Moon Dae-sung (born September 3, 1976) is a retired 6 ft 3 in (1.91 m) 200 lb (91 kg) Olympic taekwondo athlete from South Korea. He won a gold medal at the 2004 Olympics held in Athens, Greece, in the heavyweight division after knocking out Greece's Alexandros Nikolaidis with a reverse kick.

==Career==
He entered Dong-A University on a taekwondo scholarship in 1995 and performed consistently well in national competitions during his college years, though usually overshadowed by the dominant heavyweight champion Kim Je-Gyoung.

Upon graduation from Dong-A University in Busan, South Korea in 1999, Moon became a member of the Samsung Corporation Professional Taekwondo team. Many considered Moon to be the next Kim Je-Gyoung, two time Olympic Gold Medalist and also a member of the Samsung Professional Team and graduate of Dong-A University, in the heavyweight division of the Korean National team.

Since his high profile win at the Athens Olympic Games, Moon has become a well known celebrity in South Korea, owing to his performance in the Gold Medal round. He has become the official Audi Automobile Company's spokesman and has made numerous television and public appearances.

Moon is noted for his technical prowess, particularly his strong back kicks with his left foot, as well as a solid grasp of other core techniques indispensable to fighting in high level international and Korean domestic competitions.

==Post career==
===As IOC member===
In August 2008 he was elected as a member of the International Olympic Committee by the 120th IOC Session.

===As a politician===
Moon ran for being a lawmaker in the first (gap) legislative district of Saha District under the Saenuri Party banner in 2012; he won the election.

==Plagiarism scandal==
His doctoral thesis for Kookmin University, "Effect of Proprioceptive Neuromuscular Facilitation (PNF) on Flexibility and Isokinetic Muscle Strength in Taekwondo Player", came to the attention of the public media in South Korea as a "copy-and-paste" plagiarism. There are a number of "copy-and-paste" paragraphs in introduction, literature review, and discussion section of the thesis.

The scandal later affected his rookie political career, but he decided to stay in the ruling party and maintained his innocence.

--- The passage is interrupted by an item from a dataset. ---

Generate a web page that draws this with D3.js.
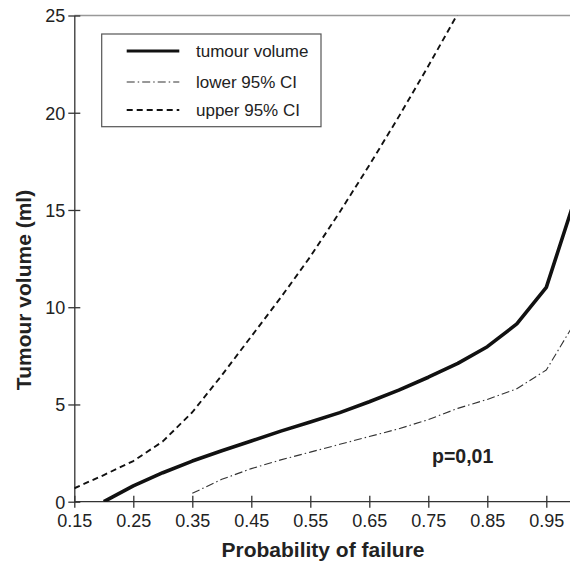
<!DOCTYPE html>
<html><head><meta charset="utf-8">
<script src="https://cdnjs.cloudflare.com/ajax/libs/d3/7.8.5/d3.min.js"></script>
<style>body{margin:0;background:#fff}svg{display:block}</style>
</head><body><div id="chart"></div>
<script>
const xTicks = [0.15,0.25,0.35,0.45,0.55,0.65,0.75,0.85,0.95];
const yTicks = [0,5,10,15,20,25];
const tumourX = [0.2,0.25,0.3,0.35,0.4,0.45,0.5,0.55,0.6,0.65,0.7,0.75,0.8,0.85,0.9,0.95,1.0];
const tumourY = [0,0.81,1.49,2.09,2.62,3.12,3.63,4.1,4.58,5.14,5.74,6.40,7.11,7.97,9.14,11.02,15.7];
const lowerX = [0.35,0.4,0.45,0.5,0.55,0.6,0.65,0.7,0.75,0.8,0.85,0.9,0.95,1.0];
const lowerY = [0.43,1.15,1.7,2.15,2.55,2.95,3.35,3.75,4.22,4.80,5.26,5.81,6.77,9.3];
const upperX = [0.15,0.2,0.25,0.3,0.35,0.4,0.45,0.5,0.55,0.6,0.65,0.7,0.75,0.8,0.85];
const upperY = [0.69,1.37,2.09,3.1,4.6,6.5,8.5,10.5,12.6,14.9,17.3,19.8,22.4,25.1,28.0];
const legendLabels = ["tumour volume","lower 95% CI","upper 95% CI"];
const annotation = "p=0,01";
const xTitle = "Probability of failure";
const yTitle = "Tumour volume (ml)";

const W = 570, H = 564;
const svg = d3.select("#chart").append("svg").attr("width", W).attr("height", H);
const x = d3.scaleLinear().domain([0.15, 1.0]).range([74.3, 575.8]);
const y = d3.scaleLinear().domain([0, 25]).range([501.7, 15.5]);

svg.append("defs").append("clipPath").attr("id","clip")
  .append("rect").attr("x", x(0.15)).attr("y", y(25)).attr("width", x(1.0)-x(0.15)).attr("height", y(0)-y(25));

// top border
svg.append("line").attr("x1", x(0.15)).attr("x2", x(1.0)).attr("y1", y(25)).attr("y2", y(25))
  .attr("stroke","#999").attr("stroke-width",1.3);

const font = "'Liberation Sans', Arial, Helvetica, sans-serif";

// x axis
const xAxis = svg.append("g").attr("transform", `translate(0,${y(0)})`)
  .call(d3.axisBottom(x).tickValues(xTicks).tickFormat(d3.format(".2f")).tickSize(6).tickSizeOuter(0));
xAxis.select(".domain").attr("d", `M${x(0.15)},0H${x(1.0)}`);
xAxis.selectAll(".tick line").attr("y1", -6).attr("y2", 6);
// y axis
const yAxis = svg.append("g").attr("transform", `translate(${x(0.15)},0)`)
  .call(d3.axisLeft(y).tickValues(yTicks).tickFormat(d3.format("d")).tickSize(6).tickSizeOuter(0));
yAxis.selectAll(".tick line").attr("x1", -6).attr("x2", 6);
[xAxis, yAxis].forEach(a => {
  a.selectAll(".domain").attr("stroke","#333").attr("stroke-width",1.3);
  a.selectAll(".tick line").attr("stroke","#333").attr("stroke-width",1.3);
  a.selectAll(".tick text").attr("fill","#222").style("font-family", font).style("font-size","18px");
});
xAxis.selectAll(".tick text").attr("y", 13).attr("dy","0.71em");
yAxis.selectAll(".tick text").attr("x", -9).attr("dy","0.35em");

// titles
svg.append("text").attr("x", 323).attr("y", 557).attr("text-anchor","middle")
  .style("font-family", font).style("font-size","21px").style("font-weight","bold").attr("fill","#222").text(xTitle);
svg.append("text").attr("transform", "translate(31,290) rotate(-90)").attr("text-anchor","middle")
  .style("font-family", font).style("font-size","21px").style("font-weight","bold").attr("fill","#222").text(yTitle);

const line = d3.line().x(d => x(d[0])).y(d => y(d[1]));
const series = [
  {xs: tumourX, ys: tumourY, w: 3.6, dash: null, color: "#111"},
  {xs: lowerX, ys: lowerY, w: 1.1, dash: "8,3,1.5,3", color: "#333"},
  {xs: upperX, ys: upperY, w: 1.9, dash: "6,4", color: "#111"}
];
const g = svg.append("g").attr("clip-path","url(#clip)");
series.forEach(s => {
  g.append("path").datum(d3.zip(s.xs, s.ys)).attr("d", line)
    .attr("fill","none").attr("stroke", s.color).attr("stroke-width", s.w)
    .attr("stroke-dasharray", s.dash).attr("stroke-linejoin","round");
});

// annotation
svg.append("text").attr("x", 432).attr("y", 463)
  .style("font-family", font).style("font-size","19.5px").style("font-weight","bold").attr("fill","#222").text(annotation);

// legend
const lg = svg.append("g");
lg.append("rect").attr("x",101.7).attr("y",34).attr("width",219.3).attr("height",92.7)
  .attr("fill","#fff").attr("stroke","#555").attr("stroke-width",1.2);
const rowsY = [51, 82, 110];
series.forEach((s,i) => {
  lg.append("line").attr("x1",126.7).attr("x2",179.3).attr("y1",rowsY[i]).attr("y2",rowsY[i])
    .attr("stroke", s.color).attr("stroke-width", i===0 ? 3 : s.w).attr("stroke-dasharray", s.dash);
  lg.append("text").attr("x",196).attr("y",rowsY[i]+6)
    .style("font-family", font).style("font-size","17px").attr("fill","#222").text(legendLabels[i]);
});
</script></body></html>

In April 2012, the research ethics committee of the Kookmin University announced:
"The research subject of the doctoral thesis by Moon Dae-sung and part of the purpose of the research of his thesis overlap with those of a doctoral thesis by a person surnamed Kim at Myongji University. Not only that but a significant portion of the writing in the introduction, the theoretical background and the arguments in the two theses are so identical that we concluded this goes beyond what is normally permitted by the academic community."

Minutes after the school's announcement, Moon issued a statement to announce his departure from the ruling party.

In March 2014, Kookmin University officially canceled his PhD. Moon launched a nullification lawsuit, which his opponents believe is a tactic to keep his seat in the IOC as well as the ruling Saenuri Party.